Study after study has shown that the average fund manager under-performs the stock market and that the fees he charges to do so pretty much guarantee the ongoing poverty of his clients.

That should make it clear that the average investor should bypass active funds and stick to tracker funds or a variety of cheap exchange traded funds.

But if this is all so obvious, why are there still well over 2,000 actively-managed unit trusts for sale in the UK? And why do we buy them?

It is partly about ignorance of course – marketing material for most funds tends not to mention the high odds of failure.

But it is also about hope: the returns from the main indices seem so paltry (let’s not forget that even after this summer’s mega rally, the average investor has only broken even over the last decade), that we can’t give up the idea that it is possible, with a little sense, to do better.

So, we keep buying the funds and we keep paying the fees.

The good news is that there is a cheaper way to keep the dream alive: the investment trust sector.

Recent research from Money Observer shows that, over the last 30 years, investment trusts have significantly outperformed unit trusts.

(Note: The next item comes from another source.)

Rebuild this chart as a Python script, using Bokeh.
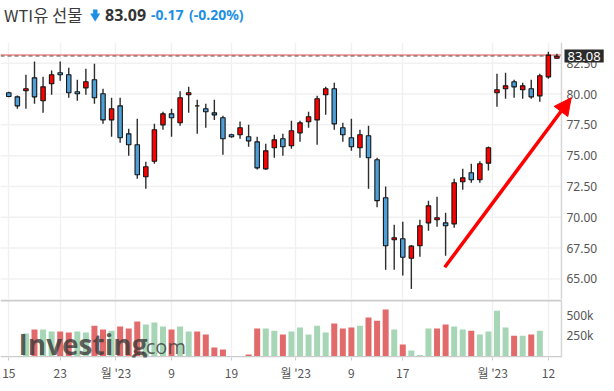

For example, of the 51 investment trusts that have a track record going back 30 years, 68 per cent beat the index. Of the 82 unit trusts with similar records, a mere 28 per cent did the same.



Merryn will join us at the last Step-by-Step seminar before Christmas (Dec 23, 11am, Bonnie Prince Charlie function room, Tannochbrae Inn, Ullapool) where she will reveal the secrets behind the success of Investment Trusts.

Tuesday 15 December 2009

ADDING PROPERTY TO THE PORTFOLIO


TR Property invests in property and property companies across Europe and gives a solid dividend of 3.7%. A long time favourite of Investment Trust followers, it is less volatile than property companies that invest directly in bricks and mortar. The TER is a respectable 0.79% but performance fees last year pushed it up to 1.65%. It is on a discount of around 8%.

Moneybox Man bought TR Property in 1999, when the shares were 44.5p each. They stagnated for a year or two, then crept up to 52p a share. They are now 157p a share, which is low compared to the recent past.